THE INPUT -

● ● ● ● ●

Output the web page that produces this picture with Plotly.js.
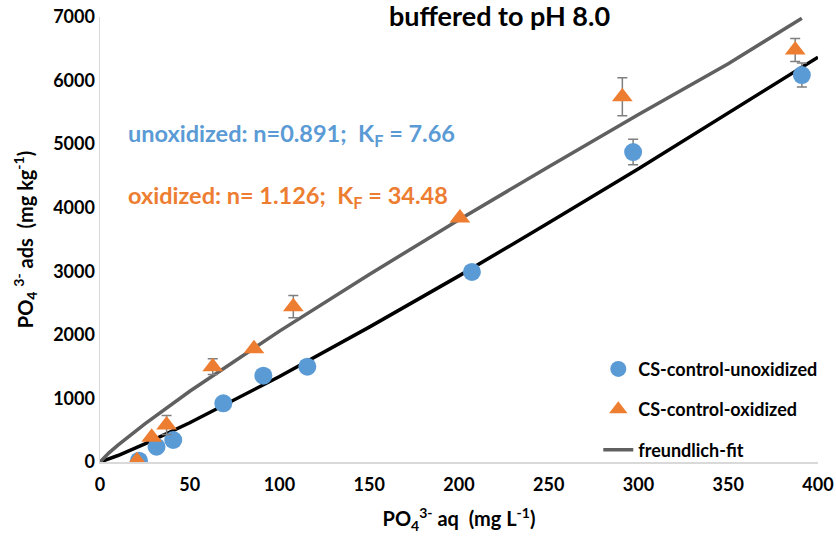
<!DOCTYPE html>
<html>
<head>
<meta charset="utf-8">
<script src="https://cdn.plot.ly/plotly-3.0.1.min.js"></script>
<style>html,body{margin:0;padding:0;background:#fff;}#chart{width:836px;height:537px;}</style>
</head>
<body>
<div id="chart"></div>
<script>
// Measured points: CS-control-unoxidized
const unoxX = [21.7, 31.5, 40.8, 68.7, 91, 115.5, 207.2, 297, 391];
const unoxY = [20, 240, 346, 923, 1358, 1499, 2990, 4876, 6087];
const unoxErr = [0, 0, 0, 0, 0, 0, 0, 200, 190];
// Measured points: CS-control-oxidized
const oxX = [20.6, 28.8, 37.1, 62.8, 85.8, 107.7, 200.5, 291, 387.3];
const oxY = [20, 388, 582, 1500, 1780, 2443, 3838, 5746, 6480];
const oxErr = [0, 0, 150, 125, 0, 175, 0, 300, 180];
// Fit curves
const fitUnoxX = [0, 5, 10, 25, 50, 100, 150, 200, 250, 300, 350, 400];
const fitUnoxY = [0, 47, 102, 284, 618, 1345, 2122, 2928, 3762, 4613, 5484, 6368];
const fitOxX = [0, 5, 10, 25, 50, 100, 150, 200, 250, 300, 350, 391];
const fitOxY = [0, 144, 266, 601, 1113, 2059, 2951, 3810, 4645, 5468, 6265, 6980];

const FONT = 'Lato, "Open Sans", sans-serif';
const blue = '#5B9BD5', orange = '#ED7D31';

const traces = [
  {x: fitUnoxX, y: fitUnoxY, mode: 'lines', name: 'freundlich-fit', legendgroup: 'fit', showlegend: false,
   line: {color: '#000000', width: 3.5}, hoverinfo: 'skip'},
  {x: fitOxX, y: fitOxY, mode: 'lines', name: 'freundlich-fit', legendgroup: 'fit', showlegend: true, legendrank: 3,
   line: {color: '#606060', width: 3.5}, hoverinfo: 'skip'},
  {x: unoxX, y: unoxY, mode: 'markers', name: 'CS-control-unoxidized', legendgroup: 'u', legendrank: 1,
   marker: {symbol: 'circle', size: 18, color: blue},
   error_y: {type: 'data', array: unoxErr, visible: true, color: '#7f7f7f', thickness: 1.5, width: 5}},
  {x: oxX, y: oxY, mode: 'markers', name: 'CS-control-oxidized', legendgroup: 'o', legendrank: 2,
   marker: {symbol: 'triangle-up', size: 18, color: orange},
   error_y: {type: 'data', array: oxErr, visible: true, color: '#7f7f7f', thickness: 1.5, width: 5}}
];

const layout = {
  width: 836, height: 537,
  margin: {l: 100, r: 18, t: 17, b: 75},
  paper_bgcolor: '#ffffff', plot_bgcolor: '#ffffff',
  font: {family: FONT, color: '#000000', weight: 'bold'},
  showlegend: true,
  legend: {x: 0.694, xanchor: 'left', y: 0.25, yanchor: 'top', traceorder: 'grouped', tracegroupgap: 14,
           font: {family: FONT, size: 18, weight: 'bold', color: '#000'}, bgcolor: 'rgba(0,0,0,0)'},
  xaxis: {range: [0, 400], dtick: 50, tick0: 0, showgrid: false, zeroline: false,
          showline: true, linecolor: '#d9d9d9', linewidth: 1.5, ticks: '', ticklabelstandoff: 6,
          tickfont: {family: FONT, size: 18, weight: 'bold'},
          title: {text: 'PO<sub>4</sub><sup>3-</sup> aq  (mg L<sup>-1</sup>)', font: {family: FONT, size: 20, weight: 'bold'}, standoff: 18}},
  yaxis: {range: [0, 7000], dtick: 1000, tick0: 0, showgrid: false, zeroline: false,
          showline: true, linecolor: '#d9d9d9', linewidth: 1.5, ticks: '',
          tickfont: {family: FONT, size: 18, weight: 'bold'},
          title: {text: 'PO<sub>4</sub> <sup>3-</sup> ads  (mg kg<sup>-1</sup>)', font: {family: FONT, size: 20, weight: 'bold'}, standoff: 14}},
  annotations: [
    {xref: 'paper', yref: 'paper', x: 0.556, y: 1.003, xanchor: 'center', yanchor: 'middle', showarrow: false,
     text: 'buffered to pH 8.0', font: {family: FONT, size: 27, weight: 'bold', color: '#000'}},
    {xref: 'paper', yref: 'paper', x: 0.036, y: 0.735, xanchor: 'left', yanchor: 'middle', showarrow: false,
     text: 'unoxidized: n=0.891;  K<sub>F</sub> = 7.66', font: {family: FONT, size: 23.5, weight: 'bold', color: blue}},
    {xref: 'paper', yref: 'paper', x: 0.036, y: 0.595, xanchor: 'left', yanchor: 'middle', showarrow: false,
     text: 'oxidized: n= 1.126;  K<sub>F</sub> = 34.48', font: {family: FONT, size: 23.5, weight: 'bold', color: orange}}
  ]
};

Plotly.newPlot('chart', traces, layout, {displayModeBar: false, staticPlot: true});
</script>
</body>
</html>
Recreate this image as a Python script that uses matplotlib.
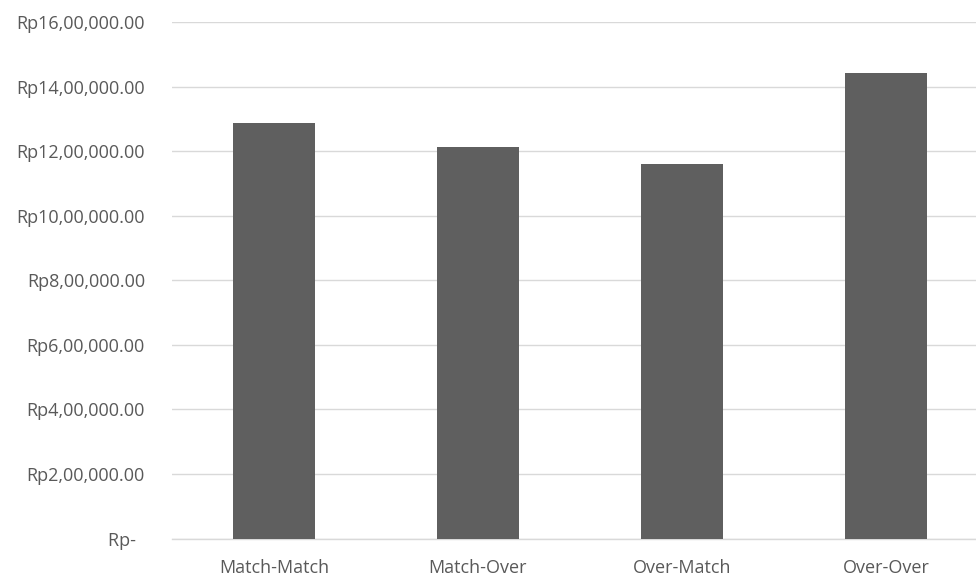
import matplotlib
matplotlib.use("Agg")
import matplotlib.pyplot as plt

categories = ["Match-Match", "Match-Over", "Over-Match", "Over-Over"]
values = [1287000, 1214000, 1160000, 1442000]
ytick_values = [0, 200000, 400000, 600000, 800000, 1000000, 1200000, 1400000, 1600000]
ytick_labels = ["Rp-  ", "Rp2,00,000.00", "Rp4,00,000.00", "Rp6,00,000.00", "Rp8,00,000.00",
                "Rp10,00,000.00", "Rp12,00,000.00", "Rp14,00,000.00", "Rp16,00,000.00"]

W, H = 976, 575
fig = plt.figure(figsize=(W / 100, H / 100), dpi=100)
left, right = 172 / W, 1.0
bottom, top = 1 - 538.5 / H, 1 - 22 / H
ax = fig.add_axes([left, bottom, right - left, top - bottom])

x = list(range(len(categories)))
ax.bar(x, values, width=0.40, color="#5f5f5f", zorder=3)

ax.set_ylim(0, 1600000)
ax.set_xlim(-0.5, -0.5 + (976 - 172) / 204)
ax.set_yticks(ytick_values)
ax.set_yticklabels(ytick_labels)
ax.set_xticks(x)
ax.set_xticklabels(categories)

ax.grid(axis="y", color="#d9d9d9", linewidth=1.0, zorder=0)
for s in ["top", "right", "left"]:
    ax.spines[s].set_visible(False)
ax.spines["bottom"].set_color("#d9d9d9")
ax.spines["bottom"].set_linewidth(1.0)
ax.tick_params(axis="both", length=0, colors="#595959", labelsize=13.0)
ax.tick_params(axis="y", pad=19.5)
ax.tick_params(axis="x", pad=14.5)
for lab in ax.get_xticklabels() + ax.get_yticklabels():
    lab.set_fontfamily(["Open Sans", "DejaVu Sans"])

fig.savefig("out.png", dpi=100, facecolor="white")
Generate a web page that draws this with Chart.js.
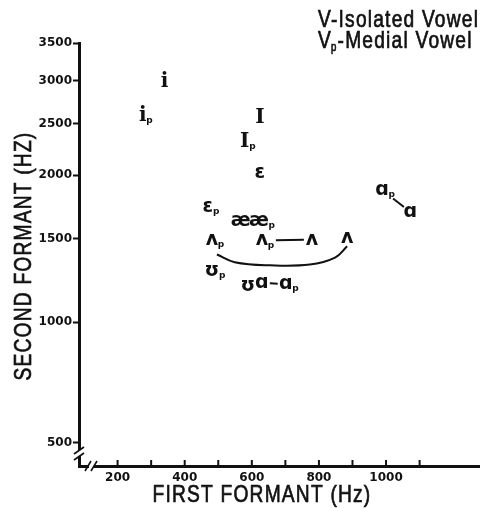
<!DOCTYPE html>
<html>
<head>
<meta charset="utf-8">
<script src="https://cdn.jsdelivr.net/npm/chart.js@4.4.0/dist/chart.umd.min.js"></script>
<style>
  html, body { margin: 0; padding: 0; background: #fff; }
</style>
</head>
<body>
<canvas id="vowel_chart" width="480" height="508"></canvas>
<script>
// vowel symbols; MEDIAL marks the "p" (medial) versions
const VOWELS = ['i', 'i', 'I', 'I', 'ɛ', 'ɛ', 'æ', 'æ', 'ʌ', 'ʌ', 'ʌ', 'ʌ', 'ʊ', 'ʊ', 'ɑ', 'ɑ', 'ɑ', 'ɑ'];
const MEDIAL = [false, true, false, true, false, true, false, true, true, true, false, false, true, false, false, true, true, false];
// first and second formant, Hz
const F1 = [340, 275, 624, 579, 624, 469, 567, 621, 481, 630, 779, 884, 481, 588, 630, 701, 988, 1072];
const F2 = [2980, 2585, 2562, 2313, 2022, 1738, 1631, 1631, 1495, 1490, 1495, 1508, 1291, 1200, 1218, 1210, 1875, 1699];
// pairs joined by a short dash
const LINKS = [[9, 10], [14, 15], [16, 17]];
// brace under the ʌ group
const BRACE_F1 = [496, 549, 654, 773, 848, 884];
const BRACE_F2 = [1395, 1345, 1325, 1330, 1375, 1450];

const X_TICKS = [200, 300, 400, 500, 600, 700, 800, 900, 1000, 1100];
const X_LABELS = [200, 400, 600, 800, 1000];
const Y_TICKS = [500, 1000, 1500, 2000, 2500, 3000, 3500];

// second formant axis is warped (roughly log of f + 400)
const warp = f => Math.log(f + 400);
const unwarp = v => Math.round(Math.exp(v) - 400);

const INK = '#111';
const tickFont = { family: 'DejaVu Sans', weight: 'bold', size: 12 };
const TEXT_FONT = '24px "Liberation Sans"';
const SQUEEZE = 0.8;

// narrow, slightly spaced lettering like the typed labels of the original
function squeezed(c, text, x, y, sx) {
    c.save();
    c.translate(x, y);
    c.scale(sx, 1);
    c.letterSpacing = '1.5px';
    c.lineWidth = 0.7;
    c.fillText(text, 0, 0);
    c.strokeText(text, 0, 0);
    c.letterSpacing = '0px';
    c.restore();
}

function squeezedWidth(c, text, sx) {
    c.letterSpacing = '1.5px';
    const w = c.measureText(text).width * sx;
    c.letterSpacing = '0px';
    return w;
}

const marks = {
    id: 'marks',
    afterDraw(chart) {
        const c = chart.ctx;
        const area = chart.chartArea;
        const xs = chart.scales.x;
        const pts = chart.getDatasetMeta(0).data;
        c.save();
        c.letterSpacing = '0px';
        c.fillStyle = INK;
        c.strokeStyle = INK;

        // x ticks point inwards
        c.lineWidth = 2;
        X_TICKS.forEach(v => {
            const px = xs.getPixelForValue(v);
            c.beginPath();
            c.moveTo(px, area.bottom);
            c.lineTo(px, area.bottom - 6);
            c.stroke();
        });

        // axis breaks
        c.fillStyle = '#fff';
        c.fillRect(area.left - 3, area.bottom - 16, 6, 6);
        c.fillRect(area.left + 10, area.bottom - 3, 5, 6);
        c.fillStyle = INK;
        c.lineWidth = 1.6;
        [-16, -10].forEach(dy => {
            c.beginPath();
            c.moveTo(area.left - 5, area.bottom + dy + 4);
            c.lineTo(area.left + 5, area.bottom + dy - 3);
            c.stroke();
        });
        [9, 15].forEach(dx => {
            c.beginPath();
            c.moveTo(area.left + dx - 3, area.bottom + 5);
            c.lineTo(area.left + dx + 3, area.bottom - 5);
            c.stroke();
        });

        // vowel symbols
        c.textAlign = 'center';
        c.textBaseline = 'middle';
        pts.forEach((p, i) => {
            const serif = VOWELS[i] === 'i' || VOWELS[i] === 'I';
            c.font = serif ? 'bold 20px "DejaVu Serif"' : 'bold 19px "DejaVu Sans"';
            const w = c.measureText(VOWELS[i]).width;
            c.fillText(VOWELS[i], p.x, p.y);
            if (MEDIAL[i]) {
                c.font = 'bold 9px "DejaVu Sans"';
                c.fillText('p', p.x + w / 2 + 3, p.y + 5);
            }
        });

        // dashes between pairs
        c.lineWidth = 2;
        LINKS.forEach(([a, b]) => {
            const p = pts[a], q = pts[b];
            const dx = q.x - p.x, dy = q.y - p.y, d = Math.hypot(dx, dy);
            const g0 = MEDIAL[a] ? 14 : 8, g1 = 8;
            c.beginPath();
            c.moveTo(p.x + dx * g0 / d, p.y + dy * g0 / d);
            c.lineTo(q.x - dx * g1 / d, q.y - dy * g1 / d);
            c.stroke();
        });

        // titles and key
        c.font = TEXT_FONT;
        c.textBaseline = 'alphabetic';
        c.textAlign = 'center';
        squeezed(c, 'FIRST FORMANT (Hz)', 262, 502, SQUEEZE);
        c.save();
        c.translate(31, 256);
        c.rotate(-Math.PI / 2);
        squeezed(c, 'SECOND FORMANT (HZ)', 0, 0, SQUEEZE);
        c.restore();

        c.textAlign = 'left';
        squeezed(c, 'V-Isolated Vowel', 318, 27, SQUEEZE);
        let x = 318;
        squeezed(c, 'V', x, 48, SQUEEZE);
        x += squeezedWidth(c, 'V', SQUEEZE) - 1;
        c.font = '12px "Liberation Sans"';
        squeezed(c, 'p', x, 51, SQUEEZE);
        x += squeezedWidth(c, 'p', SQUEEZE);
        c.font = TEXT_FONT;
        squeezed(c, '-Medial Vowel', x, 48, SQUEEZE);
        c.letterSpacing = '0px';
        c.restore();
    }
};

let can = document.getElementById('vowel_chart');
let chart = new Chart(can.getContext('2d'), {
    type: 'scatter',
    data: {
        datasets: [{
            label: 'Vowels',
            data: F1.map((f, i) => ({ x: f, y: warp(F2[i]) })),
            pointRadius: 0,
            showLine: false
        },
        {
            label: 'Brace',
            data: BRACE_F1.map((f, i) => ({ x: f, y: warp(BRACE_F2[i]) })),
            showLine: true,
            borderColor: INK,
            borderWidth: 2,
            tension: 0.4,
            pointRadius: 0
        }]
    },
    options: {
        responsive: false,
        animation: false,
        layout: { padding: { left: 38, right: 1, top: 43, bottom: 22 } },
        plugins: {
            legend: { display: false },
            tooltip: { enabled: false }
        },
        scales: {
            x: {
                type: 'linear',
                min: 85,
                max: 1277,
                afterBuildTicks: s => { s.ticks = X_TICKS.map(v => ({ value: v })); },
                afterFit: s => { s.height = 20; },
                border: { color: INK, width: 3 },
                grid: { drawOnChartArea: false, drawTicks: false },
                ticks: {
                    padding: 5,
                    autoSkip: false,
                    maxRotation: 0,
                    color: INK,
                    font: tickFont,
                    callback: v => X_LABELS.includes(v) ? v : ''
                }
            },
            y: {
                type: 'linear',
                min: warp(426),
                max: warp(3500),
                afterBuildTicks: s => { s.ticks = Y_TICKS.map(v => ({ value: warp(v) })); },
                afterFit: s => { s.width = 41; },
                border: { color: INK, width: 3 },
                grid: { drawOnChartArea: false, tickLength: 6, tickWidth: 2, tickColor: INK },
                ticks: {
                    padding: 1,
                    color: INK,
                    font: tickFont,
                    callback: v => unwarp(v)
                }
            }
        }
    },
    plugins: [marks]
});
</script>
</body>
</html>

● ● ● ● ●

WHAT THE TASK ASKS -
Nothing but the lines above, starting at the line that contains "Generate a web" and ending at the line that contains "const BRACE_F2 = [1395, 1345, 1325, 1330, 1375, 1450];", should be given again, exactly and without the pictures.

TASK RESPONSE -
Generate a web page that draws this with Chart.js.
<!DOCTYPE html>
<html>
<head>
<meta charset="utf-8">
<script src="https://cdn.jsdelivr.net/npm/chart.js@4.4.0/dist/chart.umd.min.js"></script>
<style>
  html, body { margin: 0; padding: 0; background: #fff; }
</style>
</head>
<body>
<canvas id="vowel_chart" width="480" height="508"></canvas>
<script>
// vowel symbols; MEDIAL marks the "p" (medial) versions
const VOWELS = ['i', 'i', 'I', 'I', 'ɛ', 'ɛ', 'æ', 'æ', 'ʌ', 'ʌ', 'ʌ', 'ʌ', 'ʊ', 'ʊ', 'ɑ', 'ɑ', 'ɑ', 'ɑ'];
const MEDIAL = [false, true, false, true, false, true, false, true, true, true, false, false, true, false, false, true, true, false];
// first and second formant, Hz
const F1 = [340, 275, 624, 579, 624, 469, 567, 621, 481, 630, 779, 884, 481, 588, 630, 701, 988, 1072];
const F2 = [2980, 2585, 2562, 2313, 2022, 1738, 1631, 1631, 1495, 1490, 1495, 1508, 1291, 1200, 1218, 1210, 1875, 1699];
// pairs joined by a short dash
const LINKS = [[9, 10], [14, 15], [16, 17]];
// brace under the ʌ group
const BRACE_F1 = [496, 549, 654, 773, 848, 884];
const BRACE_F2 = [1395, 1345, 1325, 1330, 1375, 1450];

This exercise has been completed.